A:The effects of late-stage Lyme disease can include heart failure, Bell's palsy and arthritis. The later phases of Lyme disease can affect the heart, causing inflammation of the heart muscle. This can result in abnormal heart rhythms and heart failure. The nervous system can develop facial muscle paralysis (Bell's palsy), abnormal sensation due to disease of peripheral nerves (peripheral neuropathy), meningitis, and confusion. Inflammation in the joints (arthritis) begins with swelling, stiffness, and pain, and particularly affects one knee.

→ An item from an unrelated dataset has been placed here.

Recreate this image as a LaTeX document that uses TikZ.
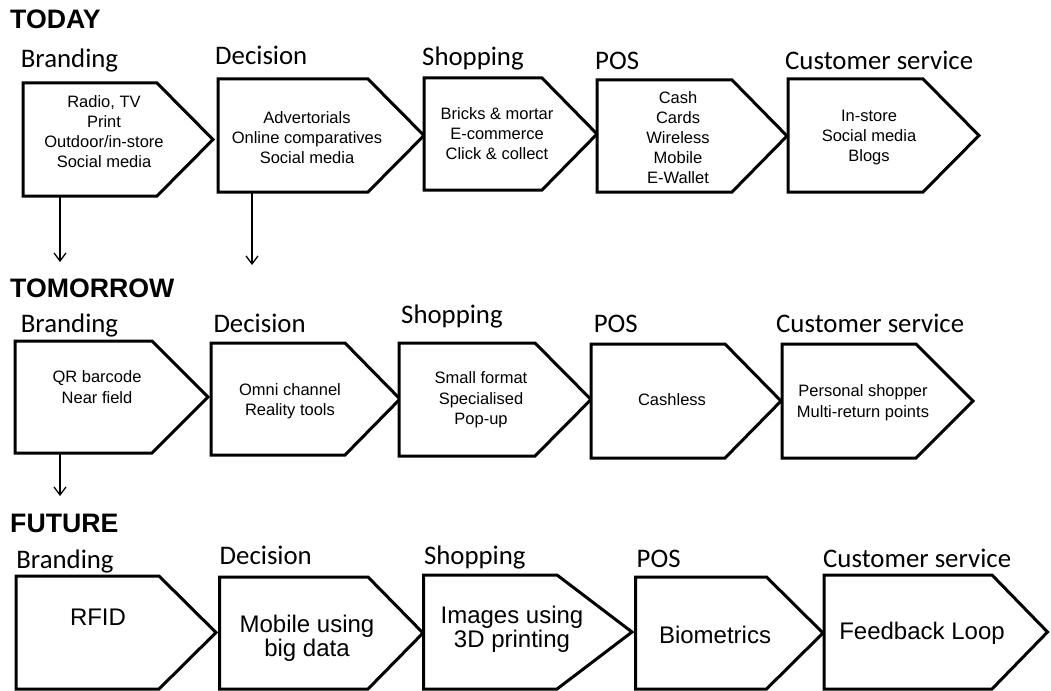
\documentclass[tikz,border=0pt]{standalone}
\usepackage{fontspec}
\setmainfont{Liberation Sans}
\newfontfamily\calfont{Carlito}
\usetikzlibrary{arrows.meta}
% chevron: name, left, top, shoulder, tip, bottom
\newcommand\chev[6]{%
  \draw[chevbox] (#2,#3) -- (#4,#3) -- (#5,{(#3+#6)/2}) -- (#4,#6) -- (#2,#6) -- cycle;
  \coordinate (#1) at (#2,#6);}
\tikzset{
  chevbox/.style={draw=black, line width=3pt, line join=miter, fill=white},
  ttl/.style={anchor=base west, inner sep=0, font=\fontsize{26.7}{30}\selectfont\bfseries},
  stage/.style={anchor=base west, inner sep=0, font=\calfont\fontsize{26.8}{30}\selectfont},
  txtA/.style={align=center, inner sep=0, font=\fontsize{16.5}{20}\selectfont},
  txtB/.style={align=center, inner sep=0, font=\fontsize{16.5}{20.5}\selectfont},
  txtC/.style={align=center, inner sep=0, font=\fontsize{24}{24.5}\selectfont},
  link/.style={line width=1.3pt, -{Straight Barb[length=8pt,width=12pt]}}
}
\begin{document}
\begin{tikzpicture}[x=1pt, y=-1pt]
\useasboundingbox (0,0) rectangle (1051,690);
\fill[white] (0,0) rectangle (1051,690);

% ---------- TODAY ----------
\node[ttl] (tToday) at (10,29) {TODAY};
\node[stage] (lB1) at (20.7,68) {Branding};
\node[stage] (lD1) at (215,65) {Decision};
\node[stage] (lS1) at (422,66) {Shopping};
\node[stage] (lP1) at (595,70) {POS};
\node[stage] (lC1) at (785,70) {Customer service};

\chev{B1}{23}{83}{157}{213}{196}
\chev{D1}{218}{79}{368}{424}{192}
\chev{S1}{424}{78}{542}{597}{190}
\chev{P1}{597}{80}{732}{787}{192}
\chev{C1}{788}{79}{923}{979}{192}

\node[txtA] (xB1) at (104,131.5) {Radio, TV\\Print\\Outdoor/in-store\\Social media};
\node[txtA] (xD1) at (307,138) {Advertorials\\Online comparatives\\Social media};
\node[txtA] (xS1) at (497,134) {Bricks \& mortar\\E-commerce\\Click \& collect};
\node[txtA] (xP1) at (678,137.5) {Cash\\Cards\\Wireless\\Mobile\\E-Wallet};
\node[txtA] (xC1) at (869,137.5) {In-store\\Social media\\Blogs};

\coordinate (o1) at (60,196);
\coordinate (e1) at (60,262);
\coordinate (o2) at (252,192);
\coordinate (e2) at (252,265);
\draw[link] (o1) -- (e1);
\draw[link] (o2) -- (e2);

% ---------- TOMORROW ----------
\node[ttl] (tTomorrow) at (10,297) {TOMORROW};
\node[stage] (lB2) at (20.7,332) {Branding};
\node[stage] (lD2) at (213.3,332) {Decision};
\node[stage] (lS2) at (401,323) {Shopping};
\node[stage] (lP2) at (593.6,332) {POS};
\node[stage] (lC2) at (776,332) {Customer service};

\chev{B2}{15}{341}{152}{208}{453}
\chev{D2}{211}{343}{345}{400}{455}
\chev{S2}{399}{343}{535}{591}{456}
\chev{P2}{591}{344}{725}{781}{458}
\chev{C2}{782}{344}{916}{973}{458}

\node[txtB] (xB2) at (97,387) {QR barcode\\Near field};
\node[txtB] (xD2) at (290,401) {Omni channel\\Reality tools};
\node[txtB] (xS2) at (481,400) {Small format\\Specialised\\Pop-up};
\node[txtB] (xP2) at (672,400) {Cashless};
\node[txtB] (xC2) at (863,402.5) {Personal shopper\\Multi-return points};

\coordinate (o3) at (60,453);
\coordinate (e3) at (60,496);
\draw[link] (o3) -- (e3);

% ---------- FUTURE ----------
\node[ttl] (tFuture) at (10,532) {FUTURE};
\node[stage] (lB3) at (16.2,568) {Branding};
\node[stage] (lD3) at (219.5,564) {Decision};
\node[stage] (lS3) at (423.8,564) {Shopping};
\node[stage] (lP3) at (636.5,567) {POS};
\node[stage] (lC3) at (823,567) {Customer service};

\chev{B3}{16}{576}{159}{216}{689}
\chev{D3}{219.5}{577}{368}{423}{689}
\chev{S3}{423.5}{575}{557}{632}{689}
\chev{P3}{635.5}{577}{766.5}{823}{689}
\chev{C3}{824}{575}{992}{1047.5}{689}

\node[txtC] (xB3) at (98,617) {RFID};
\node[txtC] (xD3) at (307,638.5) {Mobile using\\big data};
\node[txtC] (xS3) at (512,629.5) {Images using\\3D printing};
\node[txtC] (xP3) at (715,635) {Biometrics};
\node[txtC] (xC3) at (922,633) {Feedback Loop};
\end{tikzpicture}
\end{document}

Q:How do doctors diagnose Lyme disease?
A: In early Lyme disease, doctors can sometimes make a diagnosis simply by finding the classic red rash. Currently, the confirmatory test that is most reliable is the Western Blot assay antibody test.
Q:Which drug is used to treat early stage Lyme disease?
Q:How can Lyme disease be prevented?
A:Lyme disease may be prevented in the following ways: Spray insect repellant containing DEET onto exposed skin. Wear long pants tucked into boots and long sleeves. Bathe the skin and scalp and wash clothing upon returning home. Because Lyme disease is transmitted by ticks attaching to the body, it is important to use tick-bite avoidance techniques when visiting known tick areas. Spraying insect repellant containing DEET onto exposed skin can help. Wearing long pants tucked into boots and long sleeves can protect the skin. Clothing, children, and pets should be examined for ticks. Ticks can be removed gently with tweezers and saved in a jar for later identification. Bathing the skin and scalp and washing clothing upon returning home might prevent the bite and transmission of the disease.
Q:Today, Lyme disease may be prevented with a vaccine. True or False?
A:False. Vaccines were formerly on the market; however, as of Feb. 25, 2002, the manufacturer announced that the LYMErix Lyme disease vaccine will no longer be commercially available.